**Given task:**
Each line from the beginning of the data below through the line containing "plt.rcParams['font.family'] = ['Liberation" should be repeated exactly, please.
**** Source excerpt ****
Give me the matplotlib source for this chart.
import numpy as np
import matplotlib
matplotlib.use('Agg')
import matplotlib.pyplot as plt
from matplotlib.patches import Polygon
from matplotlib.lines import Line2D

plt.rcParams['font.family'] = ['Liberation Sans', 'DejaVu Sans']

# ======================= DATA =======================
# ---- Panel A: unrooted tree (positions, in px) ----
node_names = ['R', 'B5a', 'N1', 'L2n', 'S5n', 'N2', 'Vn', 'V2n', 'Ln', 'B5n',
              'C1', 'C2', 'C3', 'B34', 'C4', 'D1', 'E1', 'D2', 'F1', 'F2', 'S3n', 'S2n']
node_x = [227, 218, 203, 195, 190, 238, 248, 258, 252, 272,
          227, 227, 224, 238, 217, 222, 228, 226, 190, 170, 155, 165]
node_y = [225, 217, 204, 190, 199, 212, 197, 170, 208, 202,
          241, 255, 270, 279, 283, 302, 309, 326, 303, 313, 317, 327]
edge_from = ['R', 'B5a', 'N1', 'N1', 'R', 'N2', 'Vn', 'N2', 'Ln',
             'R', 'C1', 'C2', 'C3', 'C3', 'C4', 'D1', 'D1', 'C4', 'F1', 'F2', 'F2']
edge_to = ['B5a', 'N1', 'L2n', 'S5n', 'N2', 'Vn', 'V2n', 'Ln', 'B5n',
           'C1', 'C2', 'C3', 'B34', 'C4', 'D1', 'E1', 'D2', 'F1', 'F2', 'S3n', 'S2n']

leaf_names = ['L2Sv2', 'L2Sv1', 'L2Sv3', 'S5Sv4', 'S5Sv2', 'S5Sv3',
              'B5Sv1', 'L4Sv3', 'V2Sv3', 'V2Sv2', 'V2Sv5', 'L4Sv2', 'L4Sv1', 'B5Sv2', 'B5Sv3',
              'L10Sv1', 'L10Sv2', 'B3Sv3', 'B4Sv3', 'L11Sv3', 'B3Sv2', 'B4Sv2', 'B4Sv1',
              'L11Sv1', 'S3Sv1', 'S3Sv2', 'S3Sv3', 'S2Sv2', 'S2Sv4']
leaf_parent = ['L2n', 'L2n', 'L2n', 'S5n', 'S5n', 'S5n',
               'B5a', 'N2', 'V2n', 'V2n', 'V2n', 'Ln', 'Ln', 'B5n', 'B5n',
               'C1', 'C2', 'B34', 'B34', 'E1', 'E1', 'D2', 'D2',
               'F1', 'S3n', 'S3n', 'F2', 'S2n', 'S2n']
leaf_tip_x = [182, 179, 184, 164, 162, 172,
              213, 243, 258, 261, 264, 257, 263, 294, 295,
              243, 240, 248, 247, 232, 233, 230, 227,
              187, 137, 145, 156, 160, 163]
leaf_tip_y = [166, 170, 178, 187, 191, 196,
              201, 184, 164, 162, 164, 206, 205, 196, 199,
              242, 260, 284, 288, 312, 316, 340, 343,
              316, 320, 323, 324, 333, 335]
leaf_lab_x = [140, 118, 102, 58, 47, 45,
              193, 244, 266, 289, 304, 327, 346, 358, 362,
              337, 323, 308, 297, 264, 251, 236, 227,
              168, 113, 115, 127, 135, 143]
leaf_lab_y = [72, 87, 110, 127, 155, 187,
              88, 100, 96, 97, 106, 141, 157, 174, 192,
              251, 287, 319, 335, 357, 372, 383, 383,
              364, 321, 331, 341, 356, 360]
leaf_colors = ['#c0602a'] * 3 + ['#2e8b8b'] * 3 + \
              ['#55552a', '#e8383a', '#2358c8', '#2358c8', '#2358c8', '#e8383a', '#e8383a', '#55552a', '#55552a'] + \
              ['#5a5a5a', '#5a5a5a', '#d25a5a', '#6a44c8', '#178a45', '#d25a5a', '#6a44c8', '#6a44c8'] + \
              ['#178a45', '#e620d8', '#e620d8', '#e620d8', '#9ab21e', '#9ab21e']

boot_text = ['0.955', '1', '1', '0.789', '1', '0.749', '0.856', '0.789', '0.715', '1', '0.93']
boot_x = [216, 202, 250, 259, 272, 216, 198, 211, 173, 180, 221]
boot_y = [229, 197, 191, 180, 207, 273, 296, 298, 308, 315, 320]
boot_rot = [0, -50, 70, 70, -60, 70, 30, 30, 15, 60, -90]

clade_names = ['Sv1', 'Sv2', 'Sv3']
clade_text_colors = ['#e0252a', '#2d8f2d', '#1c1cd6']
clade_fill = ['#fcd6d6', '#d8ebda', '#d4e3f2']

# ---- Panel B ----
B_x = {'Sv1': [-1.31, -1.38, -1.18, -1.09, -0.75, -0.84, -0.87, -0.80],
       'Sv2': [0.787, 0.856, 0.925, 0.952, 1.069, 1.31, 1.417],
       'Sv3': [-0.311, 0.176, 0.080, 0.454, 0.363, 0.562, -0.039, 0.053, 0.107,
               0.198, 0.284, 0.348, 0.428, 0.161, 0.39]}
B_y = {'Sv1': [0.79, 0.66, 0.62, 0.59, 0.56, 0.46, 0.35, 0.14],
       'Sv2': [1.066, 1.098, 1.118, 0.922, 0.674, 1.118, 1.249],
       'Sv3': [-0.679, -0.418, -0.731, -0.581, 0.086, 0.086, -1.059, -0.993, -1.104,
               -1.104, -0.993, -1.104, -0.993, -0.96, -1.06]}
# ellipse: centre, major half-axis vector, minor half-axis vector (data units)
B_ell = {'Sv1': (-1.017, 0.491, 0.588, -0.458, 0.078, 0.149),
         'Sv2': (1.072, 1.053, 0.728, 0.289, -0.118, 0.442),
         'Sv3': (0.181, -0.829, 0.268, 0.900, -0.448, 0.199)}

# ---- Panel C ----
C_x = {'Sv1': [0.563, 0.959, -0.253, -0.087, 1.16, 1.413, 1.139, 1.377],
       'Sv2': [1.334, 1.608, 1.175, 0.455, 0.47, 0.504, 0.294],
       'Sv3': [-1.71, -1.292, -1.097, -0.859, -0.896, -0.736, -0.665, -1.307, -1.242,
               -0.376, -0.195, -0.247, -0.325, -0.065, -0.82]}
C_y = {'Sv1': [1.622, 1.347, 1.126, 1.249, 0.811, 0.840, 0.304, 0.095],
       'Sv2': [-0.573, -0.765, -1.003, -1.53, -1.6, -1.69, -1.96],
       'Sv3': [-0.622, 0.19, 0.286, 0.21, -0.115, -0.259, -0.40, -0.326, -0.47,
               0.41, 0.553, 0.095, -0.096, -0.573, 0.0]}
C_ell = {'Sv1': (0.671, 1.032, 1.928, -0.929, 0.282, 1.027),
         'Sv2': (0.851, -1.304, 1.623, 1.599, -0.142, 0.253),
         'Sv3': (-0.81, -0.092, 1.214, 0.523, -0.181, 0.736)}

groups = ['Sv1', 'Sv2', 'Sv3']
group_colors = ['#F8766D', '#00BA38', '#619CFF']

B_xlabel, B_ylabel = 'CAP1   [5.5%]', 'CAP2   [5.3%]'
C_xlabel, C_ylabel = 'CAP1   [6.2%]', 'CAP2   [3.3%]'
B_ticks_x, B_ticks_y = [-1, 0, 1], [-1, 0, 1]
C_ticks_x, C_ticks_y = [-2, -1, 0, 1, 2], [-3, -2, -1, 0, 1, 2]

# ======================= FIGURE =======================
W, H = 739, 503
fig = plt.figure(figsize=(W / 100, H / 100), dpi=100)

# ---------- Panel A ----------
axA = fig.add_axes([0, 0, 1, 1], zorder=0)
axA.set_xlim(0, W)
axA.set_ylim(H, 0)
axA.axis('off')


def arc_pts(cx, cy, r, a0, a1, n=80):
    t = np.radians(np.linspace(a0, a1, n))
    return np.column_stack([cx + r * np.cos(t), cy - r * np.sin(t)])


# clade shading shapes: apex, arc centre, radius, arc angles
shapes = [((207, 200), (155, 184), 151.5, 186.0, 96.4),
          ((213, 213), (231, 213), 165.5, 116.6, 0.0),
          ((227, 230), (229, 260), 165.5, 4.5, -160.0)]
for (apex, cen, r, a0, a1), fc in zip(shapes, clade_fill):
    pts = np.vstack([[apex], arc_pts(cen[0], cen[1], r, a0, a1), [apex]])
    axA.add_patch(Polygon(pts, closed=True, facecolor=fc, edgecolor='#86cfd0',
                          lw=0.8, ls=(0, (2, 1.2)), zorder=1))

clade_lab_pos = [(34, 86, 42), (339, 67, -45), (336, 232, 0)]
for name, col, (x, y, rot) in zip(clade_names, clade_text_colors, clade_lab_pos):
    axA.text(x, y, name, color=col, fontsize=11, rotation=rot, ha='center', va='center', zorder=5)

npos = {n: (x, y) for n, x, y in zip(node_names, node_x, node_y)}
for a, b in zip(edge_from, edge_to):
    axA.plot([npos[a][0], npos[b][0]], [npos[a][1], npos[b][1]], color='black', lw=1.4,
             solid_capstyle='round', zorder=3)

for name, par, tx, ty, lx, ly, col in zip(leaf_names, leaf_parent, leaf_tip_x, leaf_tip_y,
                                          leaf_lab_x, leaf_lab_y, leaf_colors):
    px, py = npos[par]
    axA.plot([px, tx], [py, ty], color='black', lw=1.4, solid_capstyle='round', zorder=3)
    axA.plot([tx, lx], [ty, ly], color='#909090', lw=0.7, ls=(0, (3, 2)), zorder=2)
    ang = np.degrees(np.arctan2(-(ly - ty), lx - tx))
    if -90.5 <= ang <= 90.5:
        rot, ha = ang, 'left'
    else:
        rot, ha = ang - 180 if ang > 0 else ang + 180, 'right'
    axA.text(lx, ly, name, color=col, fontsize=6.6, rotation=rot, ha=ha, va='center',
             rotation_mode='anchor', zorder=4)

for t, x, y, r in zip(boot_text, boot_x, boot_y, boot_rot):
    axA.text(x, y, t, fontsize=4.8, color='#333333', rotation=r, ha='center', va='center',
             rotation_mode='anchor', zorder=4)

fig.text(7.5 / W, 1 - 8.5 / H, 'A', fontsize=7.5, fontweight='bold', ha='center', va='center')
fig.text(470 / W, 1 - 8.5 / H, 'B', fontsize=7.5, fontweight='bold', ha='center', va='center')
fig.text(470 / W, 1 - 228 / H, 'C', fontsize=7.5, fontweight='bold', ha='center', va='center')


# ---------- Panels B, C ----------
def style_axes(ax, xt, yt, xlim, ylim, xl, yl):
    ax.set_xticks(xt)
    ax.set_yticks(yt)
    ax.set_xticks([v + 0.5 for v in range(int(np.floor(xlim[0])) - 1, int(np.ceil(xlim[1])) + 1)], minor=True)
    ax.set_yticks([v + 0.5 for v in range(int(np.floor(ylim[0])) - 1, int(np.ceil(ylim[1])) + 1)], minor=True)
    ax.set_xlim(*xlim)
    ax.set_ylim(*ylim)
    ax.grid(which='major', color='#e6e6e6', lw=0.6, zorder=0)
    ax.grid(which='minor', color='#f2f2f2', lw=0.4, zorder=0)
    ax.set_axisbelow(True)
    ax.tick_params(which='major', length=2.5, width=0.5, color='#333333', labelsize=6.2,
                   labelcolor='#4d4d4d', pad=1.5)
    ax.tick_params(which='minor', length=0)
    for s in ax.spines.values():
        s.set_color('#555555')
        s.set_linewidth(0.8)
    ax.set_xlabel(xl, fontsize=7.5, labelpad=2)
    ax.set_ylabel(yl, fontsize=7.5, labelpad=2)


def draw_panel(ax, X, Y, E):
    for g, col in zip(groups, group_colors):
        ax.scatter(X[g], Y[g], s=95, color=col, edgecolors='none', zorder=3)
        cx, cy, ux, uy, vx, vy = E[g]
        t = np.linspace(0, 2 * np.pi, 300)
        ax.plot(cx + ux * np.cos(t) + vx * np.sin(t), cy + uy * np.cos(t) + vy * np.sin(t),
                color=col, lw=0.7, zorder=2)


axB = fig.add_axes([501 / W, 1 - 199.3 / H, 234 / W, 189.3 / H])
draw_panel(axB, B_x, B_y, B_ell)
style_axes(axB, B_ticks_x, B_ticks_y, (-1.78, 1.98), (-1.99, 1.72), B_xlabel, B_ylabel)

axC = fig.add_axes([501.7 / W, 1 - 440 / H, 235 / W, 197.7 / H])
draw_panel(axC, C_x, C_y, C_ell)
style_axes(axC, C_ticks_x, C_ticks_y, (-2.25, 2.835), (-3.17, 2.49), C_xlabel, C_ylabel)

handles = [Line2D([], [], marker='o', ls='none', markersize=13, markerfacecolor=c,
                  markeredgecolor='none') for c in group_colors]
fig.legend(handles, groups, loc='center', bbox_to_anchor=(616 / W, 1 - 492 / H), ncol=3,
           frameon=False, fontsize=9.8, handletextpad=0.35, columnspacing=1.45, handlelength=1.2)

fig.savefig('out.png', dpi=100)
****
**Completed exercise:**
Give me the matplotlib source for this chart.
import numpy as np
import matplotlib
matplotlib.use('Agg')
import matplotlib.pyplot as plt
from matplotlib.patches import Polygon
from matplotlib.lines import Line2D

plt.rcParams['font.family'] = ['Liberation Sans', 'DejaVu Sans']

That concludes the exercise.